Copy out the data exactly, leaving the pictures behind.

* Start Available data *

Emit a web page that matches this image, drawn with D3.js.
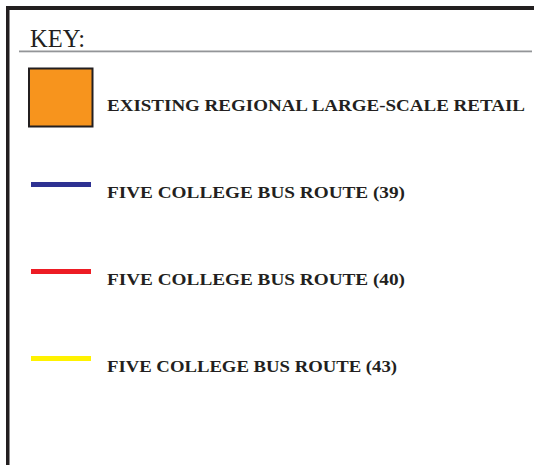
<!DOCTYPE html>
<html>
<head>
<meta charset="utf-8">
<script src="https://cdn.jsdelivr.net/npm/d3@7"></script>
<style>
  html, body { margin: 0; padding: 0; background: #fff; }
  svg { display: block; }
</style>
</head>
<body>
<svg id="chart" width="534" height="465"></svg>
<script>
const title = "KEY:";
const labels = [
  "EXISTING REGIONAL LARGE-SCALE RETAIL",
  "FIVE COLLEGE BUS ROUTE (39)",
  "FIVE COLLEGE BUS ROUTE (40)",
  "FIVE COLLEGE BUS ROUTE (43)"
];
const symbols = ["square", "line", "line", "line"];
const colors = ["#F7941D", "#2E3192", "#ED1C24", "#FFF200"];
const labelWidths = [418, 298, 298, 290];

const svg = d3.select("#chart");

// frame
svg.append("rect").attr("x", 6).attr("y", 6).attr("width", 528).attr("height", 4).attr("fill", "#231F20");
svg.append("rect").attr("x", 6).attr("y", 6).attr("width", 3.5).attr("height", 459).attr("fill", "#231F20");

// title
svg.append("text").attr("x", 30).attr("y", 47)
  .attr("font-family", "'Liberation Serif', serif").attr("font-size", 25)
  .attr("fill", "#231F20").attr("textLength", 55).attr("lengthAdjust", "spacingAndGlyphs")
  .text(title);
svg.append("rect").attr("x", 19).attr("y", 50.5).attr("width", 513).attr("height", 1.8).attr("fill", "#939598");

const y = d3.scalePoint().domain(labels).range([97.5, 358.5]);

const g = svg.append("g");
labels.forEach((lab, i) => {
  const cy = y(lab);
  if (symbols[i] === "square") {
    g.append("rect").attr("x", 29).attr("y", cy - 29).attr("width", 63.5).attr("height", 58)
      .attr("fill", colors[i]).attr("stroke", "#231F20").attr("stroke-width", 2);
  } else {
    g.append("rect").attr("x", 31).attr("y", cy - 2.5).attr("width", 60).attr("height", 5)
      .attr("fill", colors[i]);
  }
  g.append("text").attr("x", 107).attr("y", cy + 13)
    .attr("font-family", "'Liberation Serif', serif").attr("font-weight", "bold")
    .attr("font-size", 17).attr("fill", "#231F20")
    .attr("textLength", labelWidths[i]).attr("lengthAdjust", "spacingAndGlyphs")
    .text(lab);
});
</script>
</body>
</html>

* End Available data *

**Task result**
Emit a web page that matches this image, drawn with D3.js.
<!DOCTYPE html>
<html>
<head>
<meta charset="utf-8">
<script src="https://cdn.jsdelivr.net/npm/d3@7"></script>
<style>
  html, body { margin: 0; padding: 0; background: #fff; }
  svg { display: block; }
</style>
</head>
<body>
<svg id="chart" width="534" height="465"></svg>
<script>
const title = "KEY:";
const labels = [
  "EXISTING REGIONAL LARGE-SCALE RETAIL",
  "FIVE COLLEGE BUS ROUTE (39)",
  "FIVE COLLEGE BUS ROUTE (40)",
  "FIVE COLLEGE BUS ROUTE (43)"
];
const symbols = ["square", "line", "line", "line"];
const colors = ["#F7941D", "#2E3192", "#ED1C24", "#FFF200"];
const labelWidths = [418, 298, 298, 290];

const svg = d3.select("#chart");

// frame
svg.append("rect").attr("x", 6).attr("y", 6).attr("width", 528).attr("height", 4).attr("fill", "#231F20");
svg.append("rect").attr("x", 6).attr("y", 6).attr("width", 3.5).attr("height", 459).attr("fill", "#231F20");

// title
svg.append("text").attr("x", 30).attr("y", 47)
  .attr("font-family", "'Liberation Serif', serif").attr("font-size", 25)
  .attr("fill", "#231F20").attr("textLength", 55).attr("lengthAdjust", "spacingAndGlyphs")
  .text(title);
svg.append("rect").attr("x", 19).attr("y", 50.5).attr("width", 513).attr("height", 1.8).attr("fill", "#939598");

const y = d3.scalePoint().domain(labels).range([97.5, 358.5]);

const g = svg.append("g");
labels.forEach((lab, i) => {
  const cy = y(lab);
  if (symbols[i] === "square") {
    g.append("rect").attr("x", 29).attr("y", cy - 29).attr("width", 63.5).attr("height", 58)
      .attr("fill", colors[i]).attr("stroke", "#231F20").attr("stroke-width", 2);
  } else {
    g.append("rect").attr("x", 31).attr("y", cy - 2.5).attr("width", 60).attr("height", 5)
      .attr("fill", colors[i]);
  }
  g.append("text").attr("x", 107).attr("y", cy + 13)
    .attr("font-family", "'Liberation Serif', serif").attr("font-weight", "bold")
    .attr("font-size", 17).attr("fill", "#231F20")
    .attr("textLength", labelWidths[i]).attr("lengthAdjust", "spacingAndGlyphs")
    .text(lab);
});
</script>
</body>
</html>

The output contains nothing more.